● **EXERCISE DIRECTIONS**: Gather up every line from the entries below that uses the word "chart".
-- start of DATA SUPPLIED --
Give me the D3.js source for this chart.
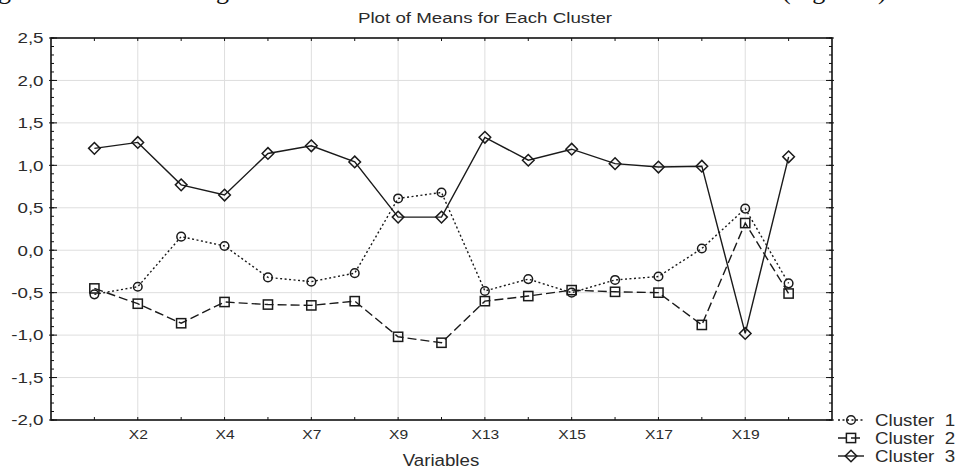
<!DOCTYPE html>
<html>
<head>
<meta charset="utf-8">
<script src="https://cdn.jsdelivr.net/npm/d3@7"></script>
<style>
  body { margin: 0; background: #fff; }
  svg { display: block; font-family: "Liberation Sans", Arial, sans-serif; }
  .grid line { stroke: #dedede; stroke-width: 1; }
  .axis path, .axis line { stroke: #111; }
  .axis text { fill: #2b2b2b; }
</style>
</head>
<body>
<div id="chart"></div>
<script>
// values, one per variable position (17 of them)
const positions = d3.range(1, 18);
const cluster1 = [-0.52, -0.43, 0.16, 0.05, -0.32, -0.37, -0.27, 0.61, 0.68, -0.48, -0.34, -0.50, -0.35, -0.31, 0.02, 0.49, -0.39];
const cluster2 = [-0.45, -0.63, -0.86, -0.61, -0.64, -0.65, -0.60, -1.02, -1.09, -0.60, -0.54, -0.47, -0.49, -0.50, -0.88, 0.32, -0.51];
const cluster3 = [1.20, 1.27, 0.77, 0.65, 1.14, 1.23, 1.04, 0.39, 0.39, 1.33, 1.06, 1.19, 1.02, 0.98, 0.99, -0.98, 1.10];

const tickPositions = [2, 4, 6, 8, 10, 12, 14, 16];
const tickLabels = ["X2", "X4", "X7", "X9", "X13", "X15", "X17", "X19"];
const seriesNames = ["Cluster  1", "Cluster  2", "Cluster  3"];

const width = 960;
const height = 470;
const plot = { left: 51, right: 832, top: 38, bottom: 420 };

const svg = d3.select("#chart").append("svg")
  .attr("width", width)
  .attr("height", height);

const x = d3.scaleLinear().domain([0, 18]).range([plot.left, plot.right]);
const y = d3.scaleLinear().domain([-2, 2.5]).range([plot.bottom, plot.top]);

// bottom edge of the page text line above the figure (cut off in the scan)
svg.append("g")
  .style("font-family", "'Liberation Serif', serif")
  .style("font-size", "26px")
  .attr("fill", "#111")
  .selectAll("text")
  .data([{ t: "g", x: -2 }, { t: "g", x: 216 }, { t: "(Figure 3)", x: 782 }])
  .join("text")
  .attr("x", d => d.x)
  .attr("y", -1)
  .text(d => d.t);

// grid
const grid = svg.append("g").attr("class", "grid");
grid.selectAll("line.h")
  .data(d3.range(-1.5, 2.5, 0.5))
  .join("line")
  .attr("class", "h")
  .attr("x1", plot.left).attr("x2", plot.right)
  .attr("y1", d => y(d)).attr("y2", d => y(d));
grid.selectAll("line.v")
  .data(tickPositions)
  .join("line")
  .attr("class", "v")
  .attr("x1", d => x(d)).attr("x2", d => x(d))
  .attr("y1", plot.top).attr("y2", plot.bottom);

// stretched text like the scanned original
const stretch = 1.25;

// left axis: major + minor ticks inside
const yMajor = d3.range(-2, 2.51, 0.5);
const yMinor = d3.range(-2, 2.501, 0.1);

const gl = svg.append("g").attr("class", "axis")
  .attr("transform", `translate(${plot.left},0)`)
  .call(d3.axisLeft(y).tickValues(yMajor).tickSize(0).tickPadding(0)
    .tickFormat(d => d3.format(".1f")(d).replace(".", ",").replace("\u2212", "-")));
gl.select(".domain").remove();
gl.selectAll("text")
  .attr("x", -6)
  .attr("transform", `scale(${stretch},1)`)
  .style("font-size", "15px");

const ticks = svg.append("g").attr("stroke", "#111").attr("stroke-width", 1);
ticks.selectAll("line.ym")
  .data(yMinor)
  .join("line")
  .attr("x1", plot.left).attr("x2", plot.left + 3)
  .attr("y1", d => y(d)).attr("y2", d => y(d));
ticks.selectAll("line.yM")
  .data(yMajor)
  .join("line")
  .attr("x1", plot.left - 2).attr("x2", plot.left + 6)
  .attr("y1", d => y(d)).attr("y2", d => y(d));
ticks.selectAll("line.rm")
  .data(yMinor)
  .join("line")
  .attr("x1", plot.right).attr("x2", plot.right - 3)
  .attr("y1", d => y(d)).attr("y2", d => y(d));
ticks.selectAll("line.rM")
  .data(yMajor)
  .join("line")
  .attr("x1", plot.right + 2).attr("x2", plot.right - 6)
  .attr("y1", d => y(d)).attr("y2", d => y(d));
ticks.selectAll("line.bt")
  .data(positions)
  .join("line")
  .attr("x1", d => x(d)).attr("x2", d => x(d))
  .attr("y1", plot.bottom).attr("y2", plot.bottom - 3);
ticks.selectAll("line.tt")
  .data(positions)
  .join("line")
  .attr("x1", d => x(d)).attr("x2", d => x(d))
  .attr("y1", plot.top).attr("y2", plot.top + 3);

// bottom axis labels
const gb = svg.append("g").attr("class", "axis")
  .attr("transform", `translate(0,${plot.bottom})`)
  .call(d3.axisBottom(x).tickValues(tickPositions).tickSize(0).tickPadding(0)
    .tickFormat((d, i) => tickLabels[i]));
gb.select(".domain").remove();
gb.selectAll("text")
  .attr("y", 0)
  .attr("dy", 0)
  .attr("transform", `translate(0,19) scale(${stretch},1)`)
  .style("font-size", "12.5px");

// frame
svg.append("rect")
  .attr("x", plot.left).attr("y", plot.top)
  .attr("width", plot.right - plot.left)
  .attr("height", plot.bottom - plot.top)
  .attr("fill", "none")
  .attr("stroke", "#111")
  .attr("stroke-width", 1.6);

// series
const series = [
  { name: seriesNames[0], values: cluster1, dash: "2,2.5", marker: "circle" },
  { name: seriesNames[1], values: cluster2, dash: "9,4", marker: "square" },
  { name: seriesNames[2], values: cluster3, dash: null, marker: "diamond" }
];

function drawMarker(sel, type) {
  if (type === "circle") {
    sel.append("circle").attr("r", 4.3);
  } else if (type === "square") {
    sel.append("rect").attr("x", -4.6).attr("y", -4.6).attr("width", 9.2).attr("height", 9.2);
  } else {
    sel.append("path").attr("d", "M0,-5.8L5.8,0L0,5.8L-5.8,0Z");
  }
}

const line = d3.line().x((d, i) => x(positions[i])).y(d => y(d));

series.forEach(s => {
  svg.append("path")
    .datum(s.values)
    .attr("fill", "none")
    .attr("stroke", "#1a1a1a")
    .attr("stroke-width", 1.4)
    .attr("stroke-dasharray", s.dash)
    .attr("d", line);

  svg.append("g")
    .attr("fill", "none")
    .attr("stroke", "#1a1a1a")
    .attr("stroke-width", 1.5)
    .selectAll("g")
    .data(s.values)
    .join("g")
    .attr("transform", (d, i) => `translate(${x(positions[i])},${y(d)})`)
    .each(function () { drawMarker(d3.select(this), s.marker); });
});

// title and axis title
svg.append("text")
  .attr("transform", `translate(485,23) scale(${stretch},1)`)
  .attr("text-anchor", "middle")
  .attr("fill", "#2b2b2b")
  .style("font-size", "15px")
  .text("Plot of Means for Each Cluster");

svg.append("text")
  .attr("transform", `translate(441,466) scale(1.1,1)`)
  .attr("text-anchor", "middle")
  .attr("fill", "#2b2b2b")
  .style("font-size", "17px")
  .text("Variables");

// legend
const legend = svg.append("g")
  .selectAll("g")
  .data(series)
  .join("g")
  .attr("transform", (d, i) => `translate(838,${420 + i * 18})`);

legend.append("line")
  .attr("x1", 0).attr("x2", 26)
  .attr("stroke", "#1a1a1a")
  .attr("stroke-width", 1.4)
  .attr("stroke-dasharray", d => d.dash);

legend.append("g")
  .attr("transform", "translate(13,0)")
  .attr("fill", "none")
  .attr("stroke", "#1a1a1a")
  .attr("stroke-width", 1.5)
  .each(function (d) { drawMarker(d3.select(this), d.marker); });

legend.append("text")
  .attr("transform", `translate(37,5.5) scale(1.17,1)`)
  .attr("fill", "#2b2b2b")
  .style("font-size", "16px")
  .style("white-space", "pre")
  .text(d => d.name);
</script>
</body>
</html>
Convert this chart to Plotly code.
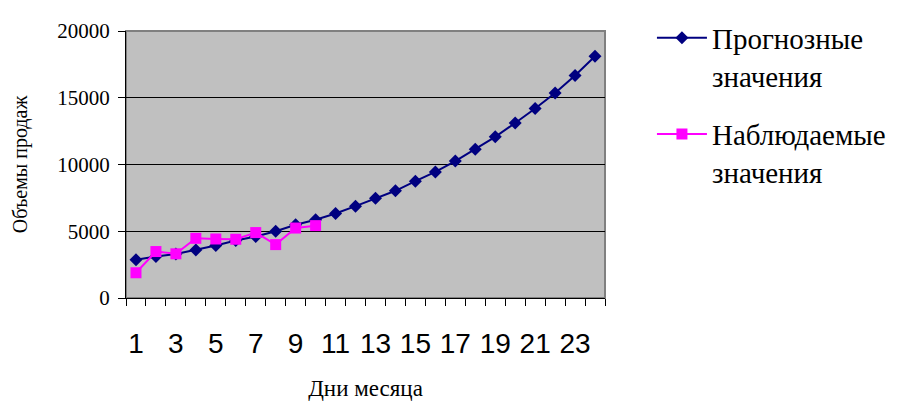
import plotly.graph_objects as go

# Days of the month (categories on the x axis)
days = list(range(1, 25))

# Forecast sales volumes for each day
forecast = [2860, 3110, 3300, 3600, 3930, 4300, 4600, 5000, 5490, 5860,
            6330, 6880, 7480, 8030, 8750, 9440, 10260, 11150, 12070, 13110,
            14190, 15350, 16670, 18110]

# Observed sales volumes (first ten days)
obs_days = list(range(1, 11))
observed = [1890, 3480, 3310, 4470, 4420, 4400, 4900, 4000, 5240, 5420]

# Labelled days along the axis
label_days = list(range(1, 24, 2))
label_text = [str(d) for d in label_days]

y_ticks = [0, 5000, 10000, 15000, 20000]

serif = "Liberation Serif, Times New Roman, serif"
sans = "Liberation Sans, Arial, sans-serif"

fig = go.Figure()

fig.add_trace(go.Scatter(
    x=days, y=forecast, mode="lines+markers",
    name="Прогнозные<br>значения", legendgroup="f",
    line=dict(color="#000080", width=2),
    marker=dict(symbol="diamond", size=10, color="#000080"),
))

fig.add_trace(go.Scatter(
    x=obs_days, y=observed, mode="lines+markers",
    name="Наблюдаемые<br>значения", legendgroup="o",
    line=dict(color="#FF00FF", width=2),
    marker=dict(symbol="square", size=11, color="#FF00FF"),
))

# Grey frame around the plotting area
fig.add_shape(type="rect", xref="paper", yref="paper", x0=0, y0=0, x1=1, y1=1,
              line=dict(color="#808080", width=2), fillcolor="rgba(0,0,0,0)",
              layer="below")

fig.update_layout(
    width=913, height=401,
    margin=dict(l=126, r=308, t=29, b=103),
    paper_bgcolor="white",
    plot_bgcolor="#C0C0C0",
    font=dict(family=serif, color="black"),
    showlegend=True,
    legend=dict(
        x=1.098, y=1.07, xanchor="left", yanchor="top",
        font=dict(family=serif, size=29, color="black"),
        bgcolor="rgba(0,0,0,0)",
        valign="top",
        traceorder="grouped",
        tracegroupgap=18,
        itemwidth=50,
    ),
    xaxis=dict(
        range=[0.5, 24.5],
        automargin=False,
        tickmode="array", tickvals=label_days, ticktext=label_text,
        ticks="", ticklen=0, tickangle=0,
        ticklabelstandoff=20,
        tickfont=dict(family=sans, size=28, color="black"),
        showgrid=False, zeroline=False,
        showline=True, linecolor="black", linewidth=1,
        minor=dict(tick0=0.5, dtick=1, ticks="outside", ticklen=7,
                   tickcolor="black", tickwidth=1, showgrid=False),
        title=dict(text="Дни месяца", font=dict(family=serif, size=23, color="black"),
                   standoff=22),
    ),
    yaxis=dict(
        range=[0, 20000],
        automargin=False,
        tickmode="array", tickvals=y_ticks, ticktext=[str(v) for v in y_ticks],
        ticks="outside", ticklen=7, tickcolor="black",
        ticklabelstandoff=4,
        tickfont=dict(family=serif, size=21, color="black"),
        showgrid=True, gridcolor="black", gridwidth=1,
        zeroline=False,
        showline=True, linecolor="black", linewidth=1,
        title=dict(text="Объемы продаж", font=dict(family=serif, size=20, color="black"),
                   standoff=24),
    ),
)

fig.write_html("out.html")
-- end of DATA SUPPLIED --
● **FULL RESPONSE**:
Give me the D3.js source for this chart.
<div id="chart"></div>
const svg = d3.select("#chart").append("svg")
Convert this chart to Plotly code.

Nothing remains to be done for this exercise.